Enfin, nous mettrons en place un groupe de travail afin de voir si des dispositions fiscales complémentaires sont nécessaires, qu'il s'agisse de renforcer les dispositions concernant le mécénat ou d'instaurer un crédit d'impôt spécifique. Je pense qu'il faut aller plus loin dans ce sens pour véritablement que ces petites et moyennes entreprises aient à coeur, non seulement de faire un geste, mais qu'elles puissent, à partir de cela, trouver une juste réponse à leurs besoins.
La troisième mesure, c'est d'aider les sportifs à épargner pour préparer leur projet professionnel, pour mieux préparer leur projet professionnel.
A la demande des représentants des sportifs, nous avons décidé d'ouvrir dès 2007 les dispositifs d'intéressement et du plan d'épargne pour la retraite collective (Perco), aux sportifs salariés. Cette ouverture a déjà été prise en compte par le Parlement lors du vote de la loi "participation et actionnariat salarié" en novembre dernier. Un décret sera publié dans les prochaines semaines pour préciser les modalités pratiques de mise en oeuvre.
L'objectif, c'est de permettre aux sportifs de mettre une partie de leur rémunération de côté en franchise d'impôt et de charges sociales, afin de se constituer un capital. A l'issue de la carrière sportive, ce capital pourra servir à financer des études ou un projet de création d'entreprise.
La quatrième mesure, c'est de renforcer la protection sociale des sportifs, et notamment l'ouverture des droits à la retraite.
Aujourd'hui, près de 2 000 sportifs de haut niveau ne perçoivent pas une rémunération suffisante pour cotiser pour la retraite. Certains sont même obligés de mettre terme prématurément à leur carrière sportive pour entrer dans la vie active et cotiser pour leur retraite. Cette situation est inacceptable. Non seulement, elle prive la France de belles médailles. Mais surtout, elle pénalise de grands champions qui contribuent au rayonnement de notre pays dans le monde.
Je propose donc que l'Etat prenne en charge, dès 18 ans, les cotisations retraites des sportifs sans ressources suffisantes. Un projet de loi préparé par Jean-François Lamour devra être adopté en Conseil des ministres avant la fin du mois d'avril et déposé au Sénat en vue d'une adoption sous la prochaine législature.

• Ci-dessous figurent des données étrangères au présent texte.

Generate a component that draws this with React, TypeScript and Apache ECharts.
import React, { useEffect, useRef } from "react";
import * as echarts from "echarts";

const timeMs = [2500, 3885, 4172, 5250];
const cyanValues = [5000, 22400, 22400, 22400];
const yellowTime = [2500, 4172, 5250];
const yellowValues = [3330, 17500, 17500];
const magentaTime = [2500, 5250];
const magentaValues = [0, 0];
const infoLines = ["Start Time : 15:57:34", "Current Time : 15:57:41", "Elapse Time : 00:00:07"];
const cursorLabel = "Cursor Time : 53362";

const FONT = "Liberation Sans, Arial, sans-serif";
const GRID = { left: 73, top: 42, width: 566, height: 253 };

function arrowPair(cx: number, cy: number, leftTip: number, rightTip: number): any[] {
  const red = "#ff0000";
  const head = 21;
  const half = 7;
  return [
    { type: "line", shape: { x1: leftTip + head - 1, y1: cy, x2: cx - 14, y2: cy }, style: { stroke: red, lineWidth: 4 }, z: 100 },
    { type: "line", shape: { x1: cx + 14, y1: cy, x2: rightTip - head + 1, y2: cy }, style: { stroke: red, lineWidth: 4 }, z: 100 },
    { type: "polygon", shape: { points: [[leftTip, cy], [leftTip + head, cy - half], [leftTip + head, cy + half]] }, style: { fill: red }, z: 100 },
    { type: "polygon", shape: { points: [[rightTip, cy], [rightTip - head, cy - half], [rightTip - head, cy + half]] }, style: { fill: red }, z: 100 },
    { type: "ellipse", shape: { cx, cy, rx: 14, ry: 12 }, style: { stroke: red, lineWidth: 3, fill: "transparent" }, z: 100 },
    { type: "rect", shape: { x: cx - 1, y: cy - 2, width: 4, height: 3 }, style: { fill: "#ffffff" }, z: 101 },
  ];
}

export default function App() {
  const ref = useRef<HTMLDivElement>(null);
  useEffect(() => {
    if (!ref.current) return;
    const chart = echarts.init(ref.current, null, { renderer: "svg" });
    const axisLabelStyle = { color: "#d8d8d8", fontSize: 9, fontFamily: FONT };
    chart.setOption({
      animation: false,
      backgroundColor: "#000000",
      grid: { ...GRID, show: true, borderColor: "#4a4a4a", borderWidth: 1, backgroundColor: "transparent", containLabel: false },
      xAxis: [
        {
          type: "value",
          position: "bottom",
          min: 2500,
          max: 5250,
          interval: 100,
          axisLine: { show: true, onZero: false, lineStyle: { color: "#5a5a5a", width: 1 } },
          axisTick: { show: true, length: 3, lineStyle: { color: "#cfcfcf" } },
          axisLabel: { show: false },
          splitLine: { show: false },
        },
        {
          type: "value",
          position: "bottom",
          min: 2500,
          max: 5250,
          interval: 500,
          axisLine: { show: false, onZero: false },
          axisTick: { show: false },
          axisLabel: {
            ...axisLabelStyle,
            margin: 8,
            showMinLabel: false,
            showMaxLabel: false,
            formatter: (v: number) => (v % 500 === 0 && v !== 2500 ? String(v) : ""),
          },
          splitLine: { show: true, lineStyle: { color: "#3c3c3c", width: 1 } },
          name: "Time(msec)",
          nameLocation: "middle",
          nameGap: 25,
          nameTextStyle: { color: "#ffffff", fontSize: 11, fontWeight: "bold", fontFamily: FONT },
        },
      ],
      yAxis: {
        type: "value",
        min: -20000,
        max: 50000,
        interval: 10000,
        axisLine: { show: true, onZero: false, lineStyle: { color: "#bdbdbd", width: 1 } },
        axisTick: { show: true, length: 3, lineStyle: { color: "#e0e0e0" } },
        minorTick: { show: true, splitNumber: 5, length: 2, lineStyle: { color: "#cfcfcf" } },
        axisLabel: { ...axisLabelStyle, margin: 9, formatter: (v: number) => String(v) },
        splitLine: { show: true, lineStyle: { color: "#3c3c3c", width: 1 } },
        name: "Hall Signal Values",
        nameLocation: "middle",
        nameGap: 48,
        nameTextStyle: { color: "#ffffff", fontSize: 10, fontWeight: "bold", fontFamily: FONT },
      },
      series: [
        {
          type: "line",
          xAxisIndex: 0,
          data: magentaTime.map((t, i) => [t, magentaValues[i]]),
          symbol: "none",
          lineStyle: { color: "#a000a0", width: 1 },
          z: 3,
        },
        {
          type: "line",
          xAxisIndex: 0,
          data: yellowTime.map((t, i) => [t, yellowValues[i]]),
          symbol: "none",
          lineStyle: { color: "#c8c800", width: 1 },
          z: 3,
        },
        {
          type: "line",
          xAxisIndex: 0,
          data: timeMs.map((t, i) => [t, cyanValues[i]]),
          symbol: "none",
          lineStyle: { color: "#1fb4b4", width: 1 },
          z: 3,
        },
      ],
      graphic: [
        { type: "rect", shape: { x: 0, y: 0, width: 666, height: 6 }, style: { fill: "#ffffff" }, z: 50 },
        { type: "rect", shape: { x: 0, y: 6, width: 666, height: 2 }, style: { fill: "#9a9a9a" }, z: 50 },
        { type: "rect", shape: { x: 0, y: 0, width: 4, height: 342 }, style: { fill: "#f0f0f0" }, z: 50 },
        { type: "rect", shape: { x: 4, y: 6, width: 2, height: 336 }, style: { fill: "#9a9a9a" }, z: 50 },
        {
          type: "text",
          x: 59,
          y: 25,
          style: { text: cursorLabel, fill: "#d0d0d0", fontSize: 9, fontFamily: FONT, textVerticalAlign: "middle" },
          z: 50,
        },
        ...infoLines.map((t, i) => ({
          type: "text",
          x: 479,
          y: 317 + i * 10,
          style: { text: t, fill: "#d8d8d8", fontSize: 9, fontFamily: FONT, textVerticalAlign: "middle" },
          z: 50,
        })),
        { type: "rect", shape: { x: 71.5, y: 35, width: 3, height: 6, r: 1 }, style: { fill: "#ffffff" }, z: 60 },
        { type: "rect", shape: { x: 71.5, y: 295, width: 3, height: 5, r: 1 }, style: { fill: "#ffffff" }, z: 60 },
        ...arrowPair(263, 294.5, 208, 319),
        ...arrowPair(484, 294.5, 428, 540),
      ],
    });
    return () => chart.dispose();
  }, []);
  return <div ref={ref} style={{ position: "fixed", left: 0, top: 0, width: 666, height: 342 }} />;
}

Enfin, la dernière mesure, c'est de mieux accompagner les sportifs de haut niveau dans leur double projet.
Je demande à Jean-François Lamour de renforcer au sein de la direction des sports la cellule chargée du suivi de ces sportifs. Des experts qualifiés seront recrutés pour les aider à définir un projet professionnel et trouver une entreprise d'accueil. Ces experts travailleront en partenariat avec l'Agence nationale pour l'emploi et l'Association nationale pour la formation professionnelle des adultes (Afpa).
Je demande à Jean-François Lamour de constituer un groupe de travail chargé de définir les modalités précises des partenariats nécessaires.
Chers amis,
Vous le voyez, ce que nous voulons, c'est vous permettre de vous consacrer pleinement à votre pratique sportive. C'est vous permettre d'atteindre l'objectif fixé par Jean-François Lamour : quarante médailles aux Jeux Olympiques de Pékin, cinquante aux Jeux Olympiques de Londres.
Aujourd'hui, avec la réforme de la "préparation olympique et paralympique" conduite par Fabien Canu, avec la rénovation de l'Insep, avec les nouveaux moyens accordés aux fédérations sportives, avec le plan de soutien aux sportifs de haut niveau que je viens de vous présenter, vous avez toutes les cartes en main pour relever le défi. Quand je vois votre dynamisme, quand je vois votre sens de l'effort, votre talent, votre enthousiasme, je suis convaincu que nous irons même au-delà. Je suis convaincu que vous saurez écrire les plus belles pages du sport français.